## BEGIN DATASET SECTION

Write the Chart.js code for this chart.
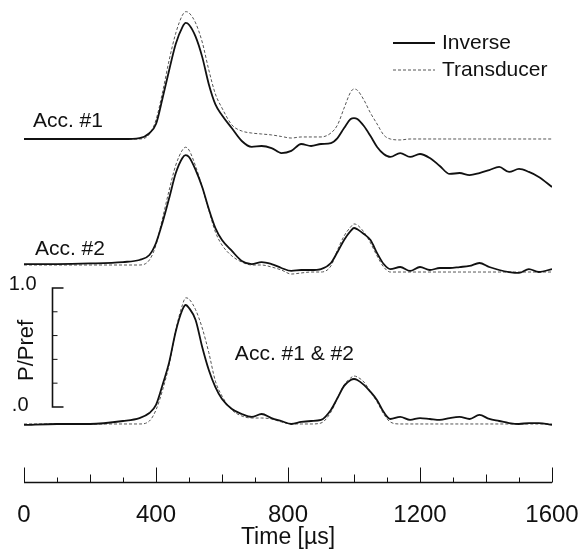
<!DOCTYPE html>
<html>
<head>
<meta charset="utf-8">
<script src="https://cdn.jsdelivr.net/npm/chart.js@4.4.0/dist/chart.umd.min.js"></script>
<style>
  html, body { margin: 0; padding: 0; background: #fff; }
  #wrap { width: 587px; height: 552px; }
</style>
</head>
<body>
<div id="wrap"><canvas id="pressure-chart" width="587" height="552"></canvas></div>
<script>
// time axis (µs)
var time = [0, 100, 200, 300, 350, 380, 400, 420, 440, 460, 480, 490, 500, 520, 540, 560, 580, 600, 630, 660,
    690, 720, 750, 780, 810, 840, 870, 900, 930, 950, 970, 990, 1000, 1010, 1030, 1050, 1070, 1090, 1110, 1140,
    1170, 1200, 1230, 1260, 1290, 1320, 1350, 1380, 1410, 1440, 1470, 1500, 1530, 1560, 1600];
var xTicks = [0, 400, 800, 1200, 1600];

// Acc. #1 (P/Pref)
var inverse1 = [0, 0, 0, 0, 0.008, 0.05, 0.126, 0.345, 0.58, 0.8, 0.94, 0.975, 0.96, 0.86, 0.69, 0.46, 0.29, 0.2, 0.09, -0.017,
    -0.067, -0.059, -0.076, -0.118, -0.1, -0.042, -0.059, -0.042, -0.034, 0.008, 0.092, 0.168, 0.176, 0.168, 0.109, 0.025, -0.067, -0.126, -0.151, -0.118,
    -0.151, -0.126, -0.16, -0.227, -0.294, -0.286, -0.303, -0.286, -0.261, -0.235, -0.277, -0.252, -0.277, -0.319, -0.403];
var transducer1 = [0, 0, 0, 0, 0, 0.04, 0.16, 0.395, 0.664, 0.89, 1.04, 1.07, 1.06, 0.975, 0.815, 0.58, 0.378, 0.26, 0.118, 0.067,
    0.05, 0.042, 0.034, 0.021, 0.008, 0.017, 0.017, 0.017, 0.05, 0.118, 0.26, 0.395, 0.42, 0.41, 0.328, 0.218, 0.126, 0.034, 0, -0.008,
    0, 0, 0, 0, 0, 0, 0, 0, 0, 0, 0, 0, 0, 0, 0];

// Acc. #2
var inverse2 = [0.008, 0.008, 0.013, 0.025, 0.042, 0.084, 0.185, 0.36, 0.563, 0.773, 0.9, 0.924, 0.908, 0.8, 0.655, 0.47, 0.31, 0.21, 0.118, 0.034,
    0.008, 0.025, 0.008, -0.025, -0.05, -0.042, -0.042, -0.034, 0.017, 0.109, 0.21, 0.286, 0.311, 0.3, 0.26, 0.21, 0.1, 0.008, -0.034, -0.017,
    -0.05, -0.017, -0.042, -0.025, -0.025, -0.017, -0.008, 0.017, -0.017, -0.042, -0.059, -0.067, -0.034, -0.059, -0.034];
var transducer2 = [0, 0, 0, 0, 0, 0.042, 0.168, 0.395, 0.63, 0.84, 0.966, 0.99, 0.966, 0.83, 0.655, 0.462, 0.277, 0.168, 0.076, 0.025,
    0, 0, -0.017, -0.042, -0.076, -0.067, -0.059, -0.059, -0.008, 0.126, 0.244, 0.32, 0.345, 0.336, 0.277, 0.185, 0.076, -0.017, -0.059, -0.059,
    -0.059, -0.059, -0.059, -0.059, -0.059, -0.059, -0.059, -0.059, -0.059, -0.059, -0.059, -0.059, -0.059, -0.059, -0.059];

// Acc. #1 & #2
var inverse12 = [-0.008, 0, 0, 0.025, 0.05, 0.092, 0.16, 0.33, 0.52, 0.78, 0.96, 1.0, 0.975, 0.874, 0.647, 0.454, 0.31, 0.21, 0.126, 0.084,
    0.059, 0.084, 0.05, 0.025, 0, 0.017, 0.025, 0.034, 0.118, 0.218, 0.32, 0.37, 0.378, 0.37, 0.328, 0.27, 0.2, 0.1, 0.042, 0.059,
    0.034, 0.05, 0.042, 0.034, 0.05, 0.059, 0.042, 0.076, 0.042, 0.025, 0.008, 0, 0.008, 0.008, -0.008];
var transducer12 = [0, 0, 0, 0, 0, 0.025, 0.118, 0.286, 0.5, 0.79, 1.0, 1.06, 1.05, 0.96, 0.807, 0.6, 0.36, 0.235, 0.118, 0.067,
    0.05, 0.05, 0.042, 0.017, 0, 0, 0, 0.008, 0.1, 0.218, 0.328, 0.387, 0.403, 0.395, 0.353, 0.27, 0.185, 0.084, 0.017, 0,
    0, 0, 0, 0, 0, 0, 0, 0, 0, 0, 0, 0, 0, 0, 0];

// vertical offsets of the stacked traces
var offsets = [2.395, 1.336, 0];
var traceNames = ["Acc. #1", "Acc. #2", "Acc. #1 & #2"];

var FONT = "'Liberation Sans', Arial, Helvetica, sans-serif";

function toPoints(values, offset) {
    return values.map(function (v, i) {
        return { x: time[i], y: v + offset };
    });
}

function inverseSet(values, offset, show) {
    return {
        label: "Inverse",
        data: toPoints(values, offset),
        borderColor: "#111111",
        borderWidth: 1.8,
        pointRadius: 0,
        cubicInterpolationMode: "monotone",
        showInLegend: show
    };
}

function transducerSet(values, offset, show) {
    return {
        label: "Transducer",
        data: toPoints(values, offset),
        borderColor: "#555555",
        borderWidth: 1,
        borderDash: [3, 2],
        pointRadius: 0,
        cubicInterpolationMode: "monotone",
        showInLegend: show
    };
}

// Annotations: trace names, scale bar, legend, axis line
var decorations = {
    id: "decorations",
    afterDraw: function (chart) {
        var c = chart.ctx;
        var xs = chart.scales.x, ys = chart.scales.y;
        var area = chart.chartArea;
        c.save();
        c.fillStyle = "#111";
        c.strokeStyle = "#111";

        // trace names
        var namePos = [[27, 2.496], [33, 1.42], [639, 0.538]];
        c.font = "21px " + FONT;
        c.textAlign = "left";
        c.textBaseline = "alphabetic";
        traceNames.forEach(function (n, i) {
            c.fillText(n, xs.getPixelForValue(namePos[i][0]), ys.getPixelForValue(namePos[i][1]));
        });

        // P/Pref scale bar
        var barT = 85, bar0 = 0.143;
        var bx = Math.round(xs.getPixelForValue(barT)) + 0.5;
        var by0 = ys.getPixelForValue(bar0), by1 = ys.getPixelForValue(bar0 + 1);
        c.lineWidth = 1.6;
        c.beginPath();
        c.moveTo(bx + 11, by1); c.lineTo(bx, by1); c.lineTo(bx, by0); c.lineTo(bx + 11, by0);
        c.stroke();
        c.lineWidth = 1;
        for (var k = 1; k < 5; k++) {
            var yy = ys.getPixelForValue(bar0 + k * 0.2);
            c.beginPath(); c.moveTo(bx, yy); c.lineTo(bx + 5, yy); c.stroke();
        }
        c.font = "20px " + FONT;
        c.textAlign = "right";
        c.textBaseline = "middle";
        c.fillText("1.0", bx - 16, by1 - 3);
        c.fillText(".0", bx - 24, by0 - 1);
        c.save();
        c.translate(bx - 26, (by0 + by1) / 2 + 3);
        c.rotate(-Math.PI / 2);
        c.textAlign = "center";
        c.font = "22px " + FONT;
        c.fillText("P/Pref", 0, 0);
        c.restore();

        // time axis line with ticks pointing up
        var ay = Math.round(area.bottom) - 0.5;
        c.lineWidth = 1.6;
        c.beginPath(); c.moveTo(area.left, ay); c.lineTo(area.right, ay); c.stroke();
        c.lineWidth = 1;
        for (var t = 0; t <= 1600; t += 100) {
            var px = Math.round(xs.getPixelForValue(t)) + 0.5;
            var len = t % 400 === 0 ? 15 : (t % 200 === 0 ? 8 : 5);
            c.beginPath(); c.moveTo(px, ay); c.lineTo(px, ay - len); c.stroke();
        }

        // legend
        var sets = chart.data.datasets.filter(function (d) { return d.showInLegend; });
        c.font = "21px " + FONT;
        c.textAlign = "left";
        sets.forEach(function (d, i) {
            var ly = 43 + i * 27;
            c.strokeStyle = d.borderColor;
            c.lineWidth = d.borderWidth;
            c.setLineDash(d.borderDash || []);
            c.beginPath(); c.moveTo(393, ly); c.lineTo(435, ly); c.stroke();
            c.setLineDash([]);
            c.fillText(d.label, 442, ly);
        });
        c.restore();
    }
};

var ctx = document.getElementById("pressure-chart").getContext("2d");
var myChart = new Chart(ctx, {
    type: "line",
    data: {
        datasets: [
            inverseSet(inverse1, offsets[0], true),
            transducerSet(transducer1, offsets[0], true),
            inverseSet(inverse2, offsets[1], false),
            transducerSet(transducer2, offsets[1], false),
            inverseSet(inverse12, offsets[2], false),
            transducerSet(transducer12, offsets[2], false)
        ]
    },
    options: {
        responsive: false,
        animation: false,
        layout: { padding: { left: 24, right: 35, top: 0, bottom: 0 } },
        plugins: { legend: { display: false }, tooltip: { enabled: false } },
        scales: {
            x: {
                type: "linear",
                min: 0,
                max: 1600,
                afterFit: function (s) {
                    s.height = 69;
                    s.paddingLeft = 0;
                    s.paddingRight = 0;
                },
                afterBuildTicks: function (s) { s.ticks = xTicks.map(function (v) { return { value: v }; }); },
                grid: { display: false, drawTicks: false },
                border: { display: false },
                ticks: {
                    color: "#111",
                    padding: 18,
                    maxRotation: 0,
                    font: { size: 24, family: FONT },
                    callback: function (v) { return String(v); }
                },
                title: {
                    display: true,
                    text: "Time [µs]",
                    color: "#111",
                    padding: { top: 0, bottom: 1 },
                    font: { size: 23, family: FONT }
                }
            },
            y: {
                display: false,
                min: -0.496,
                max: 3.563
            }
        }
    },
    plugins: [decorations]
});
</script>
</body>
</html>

## END DATASET SECTION

Leave out the pictures and repeat exactly the lines from the start of the material through the line that contains "var xTicks = [0, 400, 800, 1200, 1600];", both included.

* **ANSWER TO THIS PROBLEM**
Write the Chart.js code for this chart.
<!DOCTYPE html>
<html>
<head>
<meta charset="utf-8">
<script src="https://cdn.jsdelivr.net/npm/chart.js@4.4.0/dist/chart.umd.min.js"></script>
<style>
  html, body { margin: 0; padding: 0; background: #fff; }
  #wrap { width: 587px; height: 552px; }
</style>
</head>
<body>
<div id="wrap"><canvas id="pressure-chart" width="587" height="552"></canvas></div>
<script>
// time axis (µs)
var time = [0, 100, 200, 300, 350, 380, 400, 420, 440, 460, 480, 490, 500, 520, 540, 560, 580, 600, 630, 660,
    690, 720, 750, 780, 810, 840, 870, 900, 930, 950, 970, 990, 1000, 1010, 1030, 1050, 1070, 1090, 1110, 1140,
    1170, 1200, 1230, 1260, 1290, 1320, 1350, 1380, 1410, 1440, 1470, 1500, 1530, 1560, 1600];
var xTicks = [0, 400, 800, 1200, 1600];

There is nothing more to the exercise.